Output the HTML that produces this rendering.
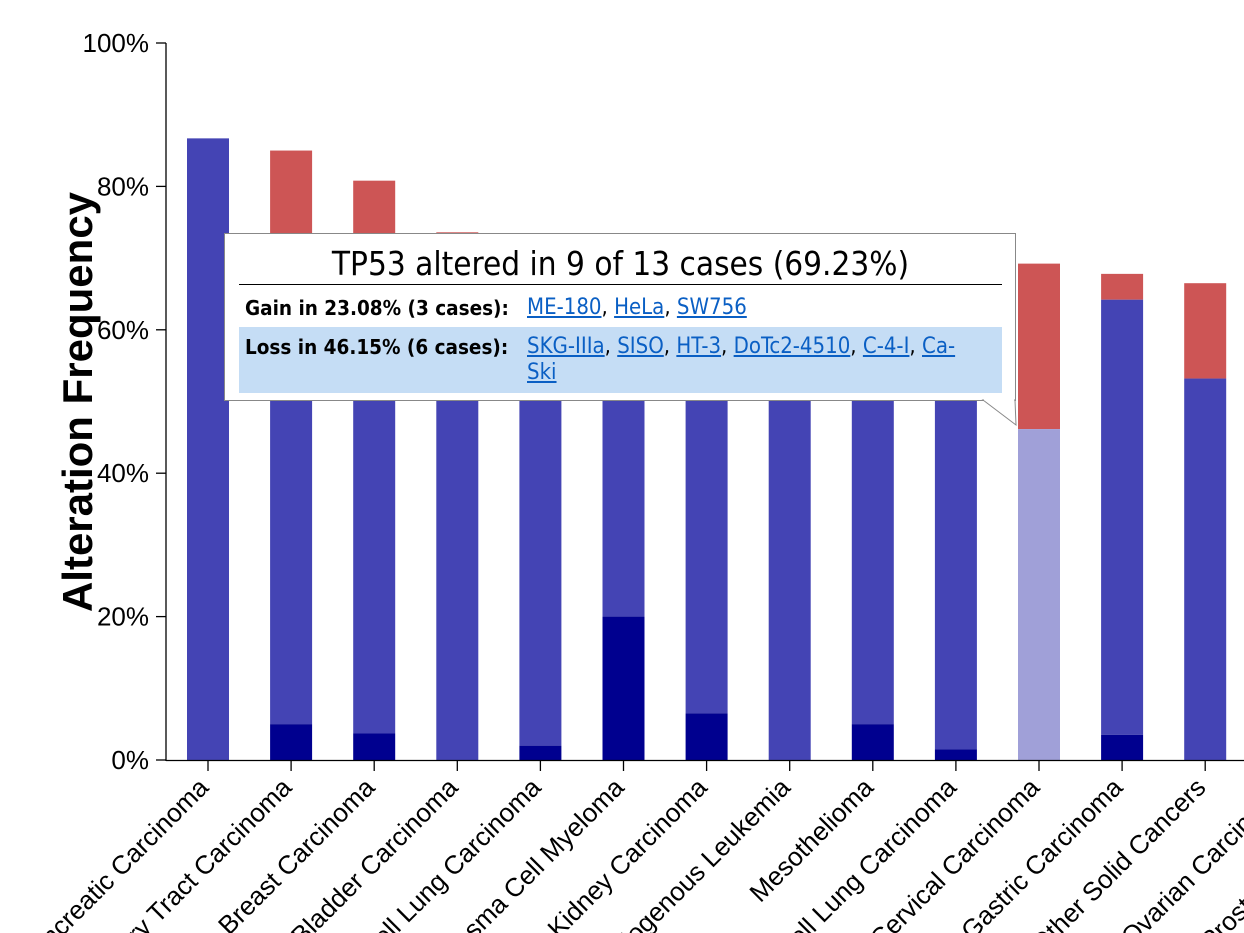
<!DOCTYPE html>
<html><head><meta charset="utf-8"><style>
body{margin:0;background:#fff;width:1244px;height:933px;overflow:hidden;position:relative;font-family:"Liberation Sans",sans-serif}
svg{position:absolute;left:0;top:0;overflow:hidden}
#tip{position:absolute;left:224px;top:233px;width:792px;height:168px;border:1px solid #888;background:#fff;box-sizing:border-box;font-family:"DejaVu Sans Condensed","Liberation Sans",sans-serif}
#tip .title{position:absolute;left:14px;width:763px;top:11px;text-align:center;font-size:33px;line-height:38px;border-bottom:1px solid #000;padding-bottom:1px;font-family:"Liberation Sans Narrow","DejaVu Sans Condensed",sans-serif}
.row{position:absolute;left:14px;width:763px;line-height:26px}
.row b{position:absolute;left:6px;font-weight:bold;font-size:20.5px}
.row .links{position:absolute;left:288px;width:460px;font-size:22px}
a{color:#0a5fc4;text-decoration:underline}
</style></head><body>
<svg id="chart" width="1244" height="933"></svg>
<div id="tip">
<div class="title">TP53 altered in 9 of 13 cases (69.23%)</div>
<div class="row" style="top:61px;height:26px"><b>Gain in 23.08% (3 cases):</b><span class="links"><a>ME-180</a>, <a>HeLa</a>, <a>SW756</a></span></div>
<div class="row" style="top:93px;height:66px;background:#c5ddf5"><b style="top:7px">Loss in 46.15% (6 cases):</b><span class="links" style="top:7px"><a>SKG-IIIa</a>, <a>SISO</a>, <a>HT-3</a>, <a>DoTc2-4510</a>, <a>C-4-I</a>, <a>Ca-<br>Ski</a></span></div>
</div>
<svg width="1244" height="933" style="pointer-events:none"><polygon points="983,400 1016,425 1015,400" fill="#fff" stroke="#888"/><line x1="984" y1="399" x2="1014" y2="399" stroke="#fff" stroke-width="3"/></svg>
<script>
const categories=["Pancreatic Carcinoma","Biliary Tract Carcinoma","Breast Carcinoma","Bladder Carcinoma","Non-Small Cell Lung Carcinoma","Plasma Cell Myeloma","Kidney Carcinoma","Acute Myelogenous Leukemia","Mesothelioma","Small Cell Lung Carcinoma","Cervical Carcinoma","Gastric Carcinoma","Other Solid Cancers","Ovarian Carcinoma","Prostate Carcinoma"];
const deepDel=[0,5,3.7,0,2,20,6.5,0,5,1.5,0,3.5,0,4,2];
const loss=[86.7,60,55,72,72,72,71,70.5,70,69.5,46.15,64.2,53.2,50,45];
const gain=[0,85,80.8,73.6,0,0,0,0,0,0,69.23,67.8,66.5,62,60];
const yTicks=[0,20,40,60,80,100];
const NS="http://www.w3.org/2000/svg";
const svg=document.getElementById('chart');
const x0=166,step=83.1,bw=42,firstC=208;
const y=v=>760-v*7.17;
const xc=i=>firstC+i*step;
function mk(t,a){const e=document.createElementNS(NS,t);for(const k in a)e.setAttribute(k,a[k]);svg.appendChild(e);return e;}
categories.forEach((c,i)=>{
  const cx=xc(i);
  const hl=(i===10);
  if(gain[i]>0){let r=mk('rect',{x:cx-bw/2,y:y(gain[i]),width:bw,height:y(loss[i])-y(gain[i]),fill:'#cd5555'});
  
  }
  let m=mk('rect',{x:cx-bw/2,y:y(loss[i]),width:bw,height:y(deepDel[i])-y(loss[i]),fill:hl?'#a0a0d8':'#4444b4'});
  
  
  if(deepDel[i]>0){let d=mk('rect',{x:cx-bw/2,y:y(deepDel[i]),width:bw,height:760-y(deepDel[i]),fill:'#00008f'});
  
  }
  mk('line',{x1:cx,y1:760,x2:cx,y2:771,stroke:'#000','stroke-width':1.3});
  let t=mk('text',{x:cx+2,y:789,'text-anchor':'end','font-size':26,transform:`rotate(-45 ${cx+2} 789)`,'font-family':'Liberation Sans, sans-serif'});
  t.textContent=c;
  
  
});
mk('line',{x1:x0,y1:43,x2:x0,y2:761,stroke:'#000','stroke-width':1.3});
mk('line',{x1:x0,y1:760.5,x2:1244,y2:760.5,stroke:'#000','stroke-width':1.3});
yTicks.forEach(v=>{
  mk('line',{x1:156,y1:y(v),x2:x0,y2:y(v),stroke:'#000','stroke-width':1.3});
  let t=mk('text',{x:149,y:y(v)+9,'text-anchor':'end','font-size':26});
  t.textContent=v+'%';
  
  
});
let yt=mk('text',{x:92,y:402,'text-anchor':'middle','font-size':42,'font-weight':'bold',transform:'rotate(-90 92 402)'});
yt.textContent='Alteration Frequency';


</script>
</body></html>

──────────────────────────────

**Challenge:** Every line of the material is to be quoted exactly, with no pictures carried over.

**Solution:**
Output the HTML that produces this rendering.
<!DOCTYPE html>
<html><head><meta charset="utf-8"><style>
body{margin:0;background:#fff;width:1244px;height:933px;overflow:hidden;position:relative;font-family:"Liberation Sans",sans-serif}
svg{position:absolute;left:0;top:0;overflow:hidden}
#tip{position:absolute;left:224px;top:233px;width:792px;height:168px;border:1px solid #888;background:#fff;box-sizing:border-box;font-family:"DejaVu Sans Condensed","Liberation Sans",sans-serif}
#tip .title{position:absolute;left:14px;width:763px;top:11px;text-align:center;font-size:33px;line-height:38px;border-bottom:1px solid #000;padding-bottom:1px;font-family:"Liberation Sans Narrow","DejaVu Sans Condensed",sans-serif}
.row{position:absolute;left:14px;width:763px;line-height:26px}
.row b{position:absolute;left:6px;font-weight:bold;font-size:20.5px}
.row .links{position:absolute;left:288px;width:460px;font-size:22px}
a{color:#0a5fc4;text-decoration:underline}
</style></head><body>
<svg id="chart" width="1244" height="933"></svg>
<div id="tip">
<div class="title">TP53 altered in 9 of 13 cases (69.23%)</div>
<div class="row" style="top:61px;height:26px"><b>Gain in 23.08% (3 cases):</b><span class="links"><a>ME-180</a>, <a>HeLa</a>, <a>SW756</a></span></div>
<div class="row" style="top:93px;height:66px;background:#c5ddf5"><b style="top:7px">Loss in 46.15% (6 cases):</b><span class="links" style="top:7px"><a>SKG-IIIa</a>, <a>SISO</a>, <a>HT-3</a>, <a>DoTc2-4510</a>, <a>C-4-I</a>, <a>Ca-<br>Ski</a></span></div>
</div>
<svg width="1244" height="933" style="pointer-events:none"><polygon points="983,400 1016,425 1015,400" fill="#fff" stroke="#888"/><line x1="984" y1="399" x2="1014" y2="399" stroke="#fff" stroke-width="3"/></svg>
<script>
const categories=["Pancreatic Carcinoma","Biliary Tract Carcinoma","Breast Carcinoma","Bladder Carcinoma","Non-Small Cell Lung Carcinoma","Plasma Cell Myeloma","Kidney Carcinoma","Acute Myelogenous Leukemia","Mesothelioma","Small Cell Lung Carcinoma","Cervical Carcinoma","Gastric Carcinoma","Other Solid Cancers","Ovarian Carcinoma","Prostate Carcinoma"];
const deepDel=[0,5,3.7,0,2,20,6.5,0,5,1.5,0,3.5,0,4,2];
const loss=[86.7,60,55,72,72,72,71,70.5,70,69.5,46.15,64.2,53.2,50,45];
const gain=[0,85,80.8,73.6,0,0,0,0,0,0,69.23,67.8,66.5,62,60];
const yTicks=[0,20,40,60,80,100];
const NS="http://www.w3.org/2000/svg";
const svg=document.getElementById('chart');
const x0=166,step=83.1,bw=42,firstC=208;
const y=v=>760-v*7.17;
const xc=i=>firstC+i*step;
function mk(t,a){const e=document.createElementNS(NS,t);for(const k in a)e.setAttribute(k,a[k]);svg.appendChild(e);return e;}
categories.forEach((c,i)=>{
  const cx=xc(i);
  const hl=(i===10);
  if(gain[i]>0){let r=mk('rect',{x:cx-bw/2,y:y(gain[i]),width:bw,height:y(loss[i])-y(gain[i]),fill:'#cd5555'});
  
  }
  let m=mk('rect',{x:cx-bw/2,y:y(loss[i]),width:bw,height:y(deepDel[i])-y(loss[i]),fill:hl?'#a0a0d8':'#4444b4'});
  
  
  if(deepDel[i]>0){let d=mk('rect',{x:cx-bw/2,y:y(deepDel[i]),width:bw,height:760-y(deepDel[i]),fill:'#00008f'});
  
  }
  mk('line',{x1:cx,y1:760,x2:cx,y2:771,stroke:'#000','stroke-width':1.3});
  let t=mk('text',{x:cx+2,y:789,'text-anchor':'end','font-size':26,transform:`rotate(-45 ${cx+2} 789)`,'font-family':'Liberation Sans, sans-serif'});
  t.textContent=c;
  
  
});
mk('line',{x1:x0,y1:43,x2:x0,y2:761,stroke:'#000','stroke-width':1.3});
mk('line',{x1:x0,y1:760.5,x2:1244,y2:760.5,stroke:'#000','stroke-width':1.3});
yTicks.forEach(v=>{
  mk('line',{x1:156,y1:y(v),x2:x0,y2:y(v),stroke:'#000','stroke-width':1.3});
  let t=mk('text',{x:149,y:y(v)+9,'text-anchor':'end','font-size':26});
  t.textContent=v+'%';
  
  
});
let yt=mk('text',{x:92,y:402,'text-anchor':'middle','font-size':42,'font-weight':'bold',transform:'rotate(-90 92 402)'});
yt.textContent='Alteration Frequency';


</script>
</body></html>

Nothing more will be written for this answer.